* begin SOURCE EXCERPT *

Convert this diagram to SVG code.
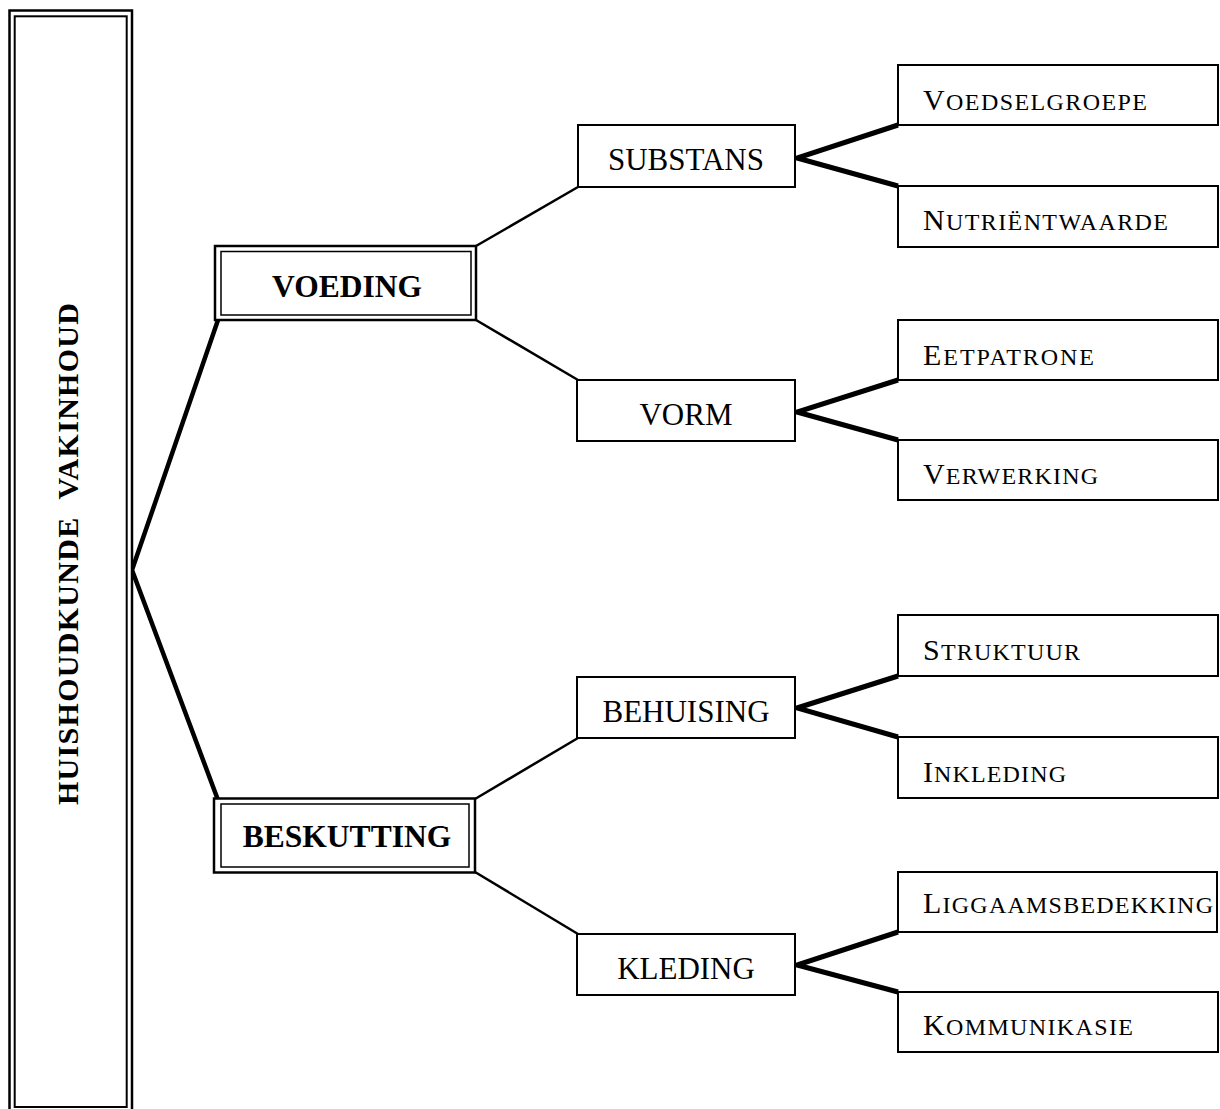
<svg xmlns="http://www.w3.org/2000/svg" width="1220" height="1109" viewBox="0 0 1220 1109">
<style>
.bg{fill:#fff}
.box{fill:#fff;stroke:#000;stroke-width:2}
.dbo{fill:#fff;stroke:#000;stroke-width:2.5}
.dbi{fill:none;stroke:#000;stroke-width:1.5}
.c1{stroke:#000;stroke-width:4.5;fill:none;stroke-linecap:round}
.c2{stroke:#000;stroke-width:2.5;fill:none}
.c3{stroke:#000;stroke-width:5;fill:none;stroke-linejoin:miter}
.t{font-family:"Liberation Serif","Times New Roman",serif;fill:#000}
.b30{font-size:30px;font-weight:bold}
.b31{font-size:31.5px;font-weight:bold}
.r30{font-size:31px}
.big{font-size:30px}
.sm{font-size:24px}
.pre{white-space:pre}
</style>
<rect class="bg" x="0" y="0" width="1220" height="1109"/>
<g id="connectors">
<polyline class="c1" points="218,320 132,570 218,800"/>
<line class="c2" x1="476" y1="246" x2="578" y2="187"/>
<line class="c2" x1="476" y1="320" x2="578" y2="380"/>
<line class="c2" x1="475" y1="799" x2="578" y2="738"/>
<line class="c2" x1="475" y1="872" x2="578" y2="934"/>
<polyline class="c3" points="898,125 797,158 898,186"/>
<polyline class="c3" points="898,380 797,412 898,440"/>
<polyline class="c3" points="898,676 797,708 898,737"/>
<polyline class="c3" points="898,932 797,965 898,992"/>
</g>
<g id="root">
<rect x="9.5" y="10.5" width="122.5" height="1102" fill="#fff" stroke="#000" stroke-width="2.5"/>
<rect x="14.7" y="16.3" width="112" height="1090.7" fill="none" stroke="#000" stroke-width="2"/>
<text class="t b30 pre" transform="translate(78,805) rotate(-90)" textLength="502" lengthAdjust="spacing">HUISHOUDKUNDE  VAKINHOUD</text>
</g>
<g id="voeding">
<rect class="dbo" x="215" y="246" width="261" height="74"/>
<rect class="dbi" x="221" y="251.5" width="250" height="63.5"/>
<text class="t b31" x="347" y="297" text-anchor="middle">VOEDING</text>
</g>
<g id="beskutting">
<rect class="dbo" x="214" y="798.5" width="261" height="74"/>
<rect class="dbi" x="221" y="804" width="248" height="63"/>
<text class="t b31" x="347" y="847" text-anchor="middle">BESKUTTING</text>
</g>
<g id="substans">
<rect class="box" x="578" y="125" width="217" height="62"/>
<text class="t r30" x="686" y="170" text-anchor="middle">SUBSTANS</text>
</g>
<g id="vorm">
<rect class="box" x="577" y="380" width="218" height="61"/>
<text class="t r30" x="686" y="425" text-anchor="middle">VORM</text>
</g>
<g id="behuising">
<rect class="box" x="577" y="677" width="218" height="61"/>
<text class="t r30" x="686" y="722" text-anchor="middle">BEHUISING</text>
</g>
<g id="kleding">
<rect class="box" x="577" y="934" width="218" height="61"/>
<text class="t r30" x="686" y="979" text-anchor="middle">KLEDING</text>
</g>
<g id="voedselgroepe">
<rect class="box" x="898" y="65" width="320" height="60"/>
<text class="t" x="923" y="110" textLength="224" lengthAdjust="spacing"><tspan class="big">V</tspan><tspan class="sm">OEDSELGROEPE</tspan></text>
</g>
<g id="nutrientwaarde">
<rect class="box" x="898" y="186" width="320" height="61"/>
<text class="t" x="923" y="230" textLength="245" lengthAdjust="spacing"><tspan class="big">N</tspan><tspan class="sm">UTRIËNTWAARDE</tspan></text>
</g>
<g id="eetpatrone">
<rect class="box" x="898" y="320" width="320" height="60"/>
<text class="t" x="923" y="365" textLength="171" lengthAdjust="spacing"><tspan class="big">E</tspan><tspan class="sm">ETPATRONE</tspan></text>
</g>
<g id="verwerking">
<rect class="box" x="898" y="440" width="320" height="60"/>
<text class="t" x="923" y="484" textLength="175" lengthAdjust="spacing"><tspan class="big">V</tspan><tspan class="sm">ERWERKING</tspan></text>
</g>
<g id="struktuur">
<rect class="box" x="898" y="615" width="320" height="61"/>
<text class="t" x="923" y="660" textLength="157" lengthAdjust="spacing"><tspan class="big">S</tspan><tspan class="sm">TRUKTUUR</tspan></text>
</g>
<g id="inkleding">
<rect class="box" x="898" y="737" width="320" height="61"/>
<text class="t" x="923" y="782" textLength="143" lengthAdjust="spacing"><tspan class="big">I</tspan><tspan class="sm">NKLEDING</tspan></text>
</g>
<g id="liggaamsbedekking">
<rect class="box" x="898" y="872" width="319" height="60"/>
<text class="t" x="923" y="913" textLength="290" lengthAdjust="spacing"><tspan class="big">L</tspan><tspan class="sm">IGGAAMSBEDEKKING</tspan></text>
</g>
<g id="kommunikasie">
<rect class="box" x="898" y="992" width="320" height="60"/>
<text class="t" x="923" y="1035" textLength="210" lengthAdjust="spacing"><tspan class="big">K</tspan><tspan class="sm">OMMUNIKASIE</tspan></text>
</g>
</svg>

* end SOURCE EXCERPT *

■ REQUIREMENTS: Every line above should be repeated exactly; pictures stay out of the copy.

■ CORRECT OUTPUT:
Convert this diagram to SVG code.
<svg xmlns="http://www.w3.org/2000/svg" width="1220" height="1109" viewBox="0 0 1220 1109">
<style>
.bg{fill:#fff}
.box{fill:#fff;stroke:#000;stroke-width:2}
.dbo{fill:#fff;stroke:#000;stroke-width:2.5}
.dbi{fill:none;stroke:#000;stroke-width:1.5}
.c1{stroke:#000;stroke-width:4.5;fill:none;stroke-linecap:round}
.c2{stroke:#000;stroke-width:2.5;fill:none}
.c3{stroke:#000;stroke-width:5;fill:none;stroke-linejoin:miter}
.t{font-family:"Liberation Serif","Times New Roman",serif;fill:#000}
.b30{font-size:30px;font-weight:bold}
.b31{font-size:31.5px;font-weight:bold}
.r30{font-size:31px}
.big{font-size:30px}
.sm{font-size:24px}
.pre{white-space:pre}
</style>
<rect class="bg" x="0" y="0" width="1220" height="1109"/>
<g id="connectors">
<polyline class="c1" points="218,320 132,570 218,800"/>
<line class="c2" x1="476" y1="246" x2="578" y2="187"/>
<line class="c2" x1="476" y1="320" x2="578" y2="380"/>
<line class="c2" x1="475" y1="799" x2="578" y2="738"/>
<line class="c2" x1="475" y1="872" x2="578" y2="934"/>
<polyline class="c3" points="898,125 797,158 898,186"/>
<polyline class="c3" points="898,380 797,412 898,440"/>
<polyline class="c3" points="898,676 797,708 898,737"/>
<polyline class="c3" points="898,932 797,965 898,992"/>
</g>
<g id="root">
<rect x="9.5" y="10.5" width="122.5" height="1102" fill="#fff" stroke="#000" stroke-width="2.5"/>
<rect x="14.7" y="16.3" width="112" height="1090.7" fill="none" stroke="#000" stroke-width="2"/>
<text class="t b30 pre" transform="translate(78,805) rotate(-90)" textLength="502" lengthAdjust="spacing">HUISHOUDKUNDE  VAKINHOUD</text>
</g>
<g id="voeding">
<rect class="dbo" x="215" y="246" width="261" height="74"/>
<rect class="dbi" x="221" y="251.5" width="250" height="63.5"/>
<text class="t b31" x="347" y="297" text-anchor="middle">VOEDING</text>
</g>
<g id="beskutting">
<rect class="dbo" x="214" y="798.5" width="261" height="74"/>
<rect class="dbi" x="221" y="804" width="248" height="63"/>
<text class="t b31" x="347" y="847" text-anchor="middle">BESKUTTING</text>
</g>
<g id="substans">
<rect class="box" x="578" y="125" width="217" height="62"/>
<text class="t r30" x="686" y="170" text-anchor="middle">SUBSTANS</text>
</g>
<g id="vorm">
<rect class="box" x="577" y="380" width="218" height="61"/>
<text class="t r30" x="686" y="425" text-anchor="middle">VORM</text>
</g>
<g id="behuising">
<rect class="box" x="577" y="677" width="218" height="61"/>
<text class="t r30" x="686" y="722" text-anchor="middle">BEHUISING</text>
</g>
<g id="kleding">
<rect class="box" x="577" y="934" width="218" height="61"/>
<text class="t r30" x="686" y="979" text-anchor="middle">KLEDING</text>
</g>
<g id="voedselgroepe">
<rect class="box" x="898" y="65" width="320" height="60"/>
<text class="t" x="923" y="110" textLength="224" lengthAdjust="spacing"><tspan class="big">V</tspan><tspan class="sm">OEDSELGROEPE</tspan></text>
</g>
<g id="nutrientwaarde">
<rect class="box" x="898" y="186" width="320" height="61"/>
<text class="t" x="923" y="230" textLength="245" lengthAdjust="spacing"><tspan class="big">N</tspan><tspan class="sm">UTRIËNTWAARDE</tspan></text>
</g>
<g id="eetpatrone">
<rect class="box" x="898" y="320" width="320" height="60"/>
<text class="t" x="923" y="365" textLength="171" lengthAdjust="spacing"><tspan class="big">E</tspan><tspan class="sm">ETPATRONE</tspan></text>
</g>
<g id="verwerking">
<rect class="box" x="898" y="440" width="320" height="60"/>
<text class="t" x="923" y="484" textLength="175" lengthAdjust="spacing"><tspan class="big">V</tspan><tspan class="sm">ERWERKING</tspan></text>
</g>
<g id="struktuur">
<rect class="box" x="898" y="615" width="320" height="61"/>
<text class="t" x="923" y="660" textLength="157" lengthAdjust="spacing"><tspan class="big">S</tspan><tspan class="sm">TRUKTUUR</tspan></text>
</g>
<g id="inkleding">
<rect class="box" x="898" y="737" width="320" height="61"/>
<text class="t" x="923" y="782" textLength="143" lengthAdjust="spacing"><tspan class="big">I</tspan><tspan class="sm">NKLEDING</tspan></text>
</g>
<g id="liggaamsbedekking">
<rect class="box" x="898" y="872" width="319" height="60"/>
<text class="t" x="923" y="913" textLength="290" lengthAdjust="spacing"><tspan class="big">L</tspan><tspan class="sm">IGGAAMSBEDEKKING</tspan></text>
</g>
<g id="kommunikasie">
<rect class="box" x="898" y="992" width="320" height="60"/>
<text class="t" x="923" y="1035" textLength="210" lengthAdjust="spacing"><tspan class="big">K</tspan><tspan class="sm">OMMUNIKASIE</tspan></text>
</g>
</svg>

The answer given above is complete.